How about when all the members are long-experienced dog people/trainers who are interested in SchH but have no SchH experience? Then do you think an experienced SchH decoy/TD could bring them along enough to compete at least adequately? (Yes, the primary goal is fun, and the driving force is the fact that a few members have young working line GSDs and one Mal.)


----------



## Connie Sutherland (Mar 27, 2006)

Michele Moore said:


> and I also agree with Andres it does matter what the club goals are. My goals are to have fun and compete with my dog!


Yes, mine too. Others in our club have the admirable (I think) goal of not under-working or under-training their dogs...... so pretty much the same thing.


----------



## Michele Moore (Mar 27, 2006)

Connie Sutherland said:


> Andres Martin said:
> 
> 
> > If the club goals are high level competition, including bitework...you'll need to have a "more than a few good men (or women)". But if you want to have fun...which is a VERY COMMENDABLE goal...all you'll need is TWO good people: one to decoy and the other to help the novice handler.
> ...


I take it that question is for Andres. But I say yes, you are near Michael Ellis, I swear he gives an excellent SchH seminar and is great at explaining things in understandable terms. Have him out for a seminar with your group and you will be amazed at what you will learn. *I get nothing for the endorsement*


----------



## Andres Martin (May 19, 2006)

Connie...
Dog training is not rocket science.
Michele said it best. "A winning mind-set...", plus everything else she said! :lol:


----------



## Connie Sutherland (Mar 27, 2006)

Andres Martin said:


> Connie...
> Dog training is not rocket science.
> Michele said it best. "A winning mind-set...", plus everything else she said! :lol:


Yes. This is what we all think. Thanks for the backup!

So then the topic that came up on the sleeve-carrying thread: So far we have several votes for green club-members as long as they have goals, and access to a good decoy/teacher.

So Jeff's recommendation that newbie people start up new clubs -- appears to be seconded here, so far..... 

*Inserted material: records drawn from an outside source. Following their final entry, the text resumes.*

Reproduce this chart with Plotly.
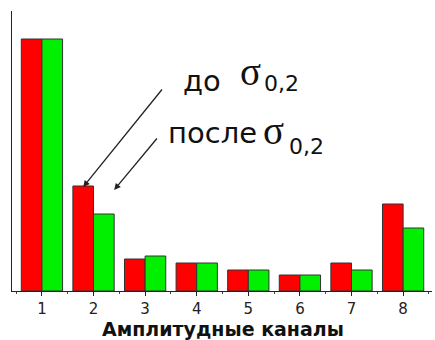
import plotly.graph_objects as go

# Amplitude channels and relative counts before / after the yield point
channels = [1, 2, 3, 4, 5, 6, 7, 8]
before_values = [252, 105, 32, 28, 21, 16, 28, 87]
after_values = [252, 77, 35, 28, 21, 16, 21, 63]
tick_labels = ["1", "2", "3", "4", "5", "6", "7", "8"]

W, H = 435, 340
ML, MR, MT, MB = 12, 3, 11, 49
PW, PH = W - ML - MR, H - MT - MB


def px(x):
    return (x - ML) / PW


def py(y):
    return (H - MB - y) / PH


fig = go.Figure()
fig.add_trace(go.Bar(x=channels, y=before_values, name="до",
                     marker=dict(color="#ff0000", line=dict(color="#333333", width=1))))
fig.add_trace(go.Bar(x=channels, y=after_values, name="после",
                     marker=dict(color="#00f000", line=dict(color="#333333", width=1))))

font_txt = "DejaVu Sans, Arial, sans-serif"
font_sym = "Liberation Serif, Times New Roman, serif"
ann = []


def label(text, x, y, size, bold=False, anchor="left", family=font_txt):
    ann.append(dict(text=f"<b>{text}</b>" if bold else text, xref="paper", yref="paper",
                    x=px(x), y=py(y), xanchor=anchor, yanchor="middle", showarrow=False,
                    font=dict(family=family, size=size, color="#111111")))


label("до", 181, 81, 29)
label("σ", 238, 71, 39, family=font_sym)
label("0,2", 262, 83, 22)
label("после", 166, 133, 29)
label("σ", 261, 130, 39, family=font_sym)
label("0,2", 287, 146, 22)
label("Амплитудные каналы", 223, 329, 19, bold=True, anchor="center")

# Arrows pointing at the channel-2 bars
ann.append(dict(x=1.80, y=104, xref="x", yref="y", ax=80, ay=-99,
                showarrow=True, arrowhead=2, arrowsize=1, arrowwidth=1.3, arrowcolor="#222222",
                text="", standoff=0))
ann.append(dict(x=2.40, y=101, xref="x", yref="y", ax=44, ay=-53,
                showarrow=True, arrowhead=2, arrowsize=1, arrowwidth=1.3, arrowcolor="#222222",
                text="", standoff=0))

fig.update_layout(
    width=W, height=H,
    margin=dict(l=ML, r=MR, t=MT, b=MB),
    paper_bgcolor="white", plot_bgcolor="white",
    barmode="group", bargap=0.2, bargroupgap=0,
    showlegend=False, annotations=ann,
    hovermode=False,
)
fig.update_xaxes(
    range=[0.42, 8.56], tickvals=channels, ticktext=tick_labels,
    showline=True, linecolor="#222222", linewidth=1,
    ticks="outside", ticklen=4, tickcolor="#222222", tickwidth=1,
    minor=dict(dtick=0.5, tick0=0.5, ticks="outside", ticklen=2, tickcolor="#444444"),
    tickfont=dict(family=font_txt, size=15, color="#222222"),
    ticklabelstandoff=0,
    showgrid=False, zeroline=False,
)
fig.update_yaxes(
    range=[0, 280], showline=True, linecolor="#222222", linewidth=1,
    showticklabels=False, ticks="", showgrid=False, zeroline=False,
)

fig.write_html("out.html")
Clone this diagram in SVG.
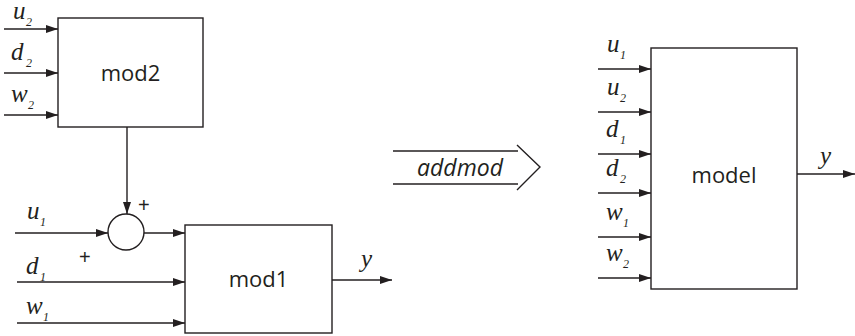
<svg xmlns="http://www.w3.org/2000/svg" width="855" height="336" viewBox="0 0 855 336">
<defs>
<marker id="ah" viewBox="0 0 12 8" refX="12" refY="4" markerWidth="12" markerHeight="8" markerUnits="userSpaceOnUse" orient="auto">
<path d="M0,0 L12,4 L0,8 Z" fill="#231f20"/>
</marker>
<style>
.box{fill:#fff;stroke:#231f20;stroke-width:1.4}
.ln{fill:none;stroke:#231f20;stroke-width:1.4}
.ar{fill:none;stroke:#231f20;stroke-width:1.4;marker-end:url(#ah)}
.lab{font-family:"Liberation Serif",serif;font-style:italic;font-size:25px;fill:#231f20}
.sub{font-family:"Liberation Serif",serif;font-style:italic;font-size:12px;fill:#231f20}
.nm{font-family:"Open Sans","Liberation Sans",sans-serif;font-size:22px;fill:#231f20;text-anchor:middle}
.pl{font-family:"Liberation Sans",sans-serif;font-size:20px;fill:#231f20}
</style>
</defs>
<g id="mod2">
<rect class="box" x="58" y="18" width="145" height="109"/>
<text class="nm" x="130.5" y="81">mod2</text>
</g>
<g id="sum">
<circle class="box" cx="126" cy="232" r="18"/>
<text class="pl" x="138" y="212">+</text>
<text class="pl" x="79" y="264">+</text>
</g>
<g id="mod1">
<rect class="box" x="185" y="225" width="147" height="108"/>
<text class="nm" x="258.5" y="287">mod1</text>
</g>
<g id="addmod">
<line class="ln" x1="393" y1="151" x2="518" y2="151"/>
<line class="ln" x1="393" y1="184" x2="518" y2="184"/>
<polyline class="ln" points="517,145 540,167 517,190"/>
<text x="460" y="176" style="font-family:'Open Sans','Liberation Sans',sans-serif;font-style:italic;font-size:23px;fill:#231f20" text-anchor="middle">addmod</text>
</g>
<g id="model">
<rect class="box" x="651" y="48" width="146" height="241"/>
<text class="nm" x="724" y="183">model</text>
</g>
<g id="connectors">
<line class="ar" x1="4" y1="29" x2="58" y2="29"/>
<line class="ar" x1="4" y1="73" x2="58" y2="73"/>
<line class="ar" x1="4" y1="115" x2="58" y2="115"/>
<line class="ar" x1="127" y1="127" x2="127" y2="214"/>
<line class="ar" x1="15" y1="233" x2="108" y2="233"/>
<line class="ar" x1="144" y1="233" x2="185" y2="233"/>
<line class="ar" x1="17" y1="282" x2="185" y2="282"/>
<line class="ar" x1="17" y1="323" x2="185" y2="323"/>
<line class="ar" x1="332" y1="280" x2="392" y2="280"/>
<line class="ar" x1="598" y1="69" x2="651" y2="69"/>
<line class="ar" x1="598" y1="112" x2="651" y2="112"/>
<line class="ar" x1="598" y1="154" x2="651" y2="154"/>
<line class="ar" x1="598" y1="193" x2="651" y2="193"/>
<line class="ar" x1="598" y1="237" x2="651" y2="237"/>
<line class="ar" x1="598" y1="278" x2="651" y2="278"/>
<line class="ar" x1="797" y1="174" x2="855" y2="174"/>
</g>
<g id="labels">
<text class="lab" x="13" y="19">u</text><text class="sub" x="26" y="26">2</text>
<text class="lab" x="11" y="60">d</text><text class="sub" x="26" y="67">2</text>
<text class="lab" x="11" y="102">w</text><text class="sub" x="28" y="109">2</text>
<text class="lab" x="27" y="219">u</text><text class="sub" x="40" y="226">1</text>
<text class="lab" x="26" y="274">d</text><text class="sub" x="40" y="281">1</text>
<text class="lab" x="26" y="314">w</text><text class="sub" x="43" y="321">1</text>
<text class="lab" x="361" y="267">y</text>
<text class="lab" x="607" y="52">u</text><text class="sub" x="620" y="59">1</text>
<text class="lab" x="607" y="95">u</text><text class="sub" x="620" y="102">2</text>
<text class="lab" x="606" y="137">d</text><text class="sub" x="620" y="144">1</text>
<text class="lab" x="606" y="176">d</text><text class="sub" x="620" y="183">2</text>
<text class="lab" x="606" y="220">w</text><text class="sub" x="623" y="227">1</text>
<text class="lab" x="606" y="261">w</text><text class="sub" x="623" y="268">2</text>
<text class="lab" x="820" y="164">y</text>
</g>
</svg>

Edited to say P.S.: *I get nothing for the endorsement* :lol: :lol: :lol:


----------



## Jerry Lyda (Apr 4, 2006)

I think that a group of green newbies can compete well as long as they have a good decoy or 2. They need someone who knows dogs and the sport of which they will be training for. They need the rules. They would understand the sport better if they have see it. Reading about it, for me anyway don't cut it. We are trying to promote ASR by going to Spartanburg and do what ever we can to help these people. We want to think of them as our sister club. Postitive promotions of the sport is a very good thing and that helps loads.


----------



## Jeff Oehlsen (Apr 7, 2006)

Here is a way to look at a club that is new. If you all pay dues, then you can have seminars pretty often, and get really good hands on information and work towards a goal together. It is also interesting to see the difference in what you got out of the seminar, and what the other club members got.


----------



## Bob Scott (Mar 30, 2006)

As a new club grows you'll find peoples goals and ideas will change. Some will still be in it for fun, some will get quite serious about training. That's when things can get sticky unless you have a good training director and everyone is on the same page with training theory and methods.


----------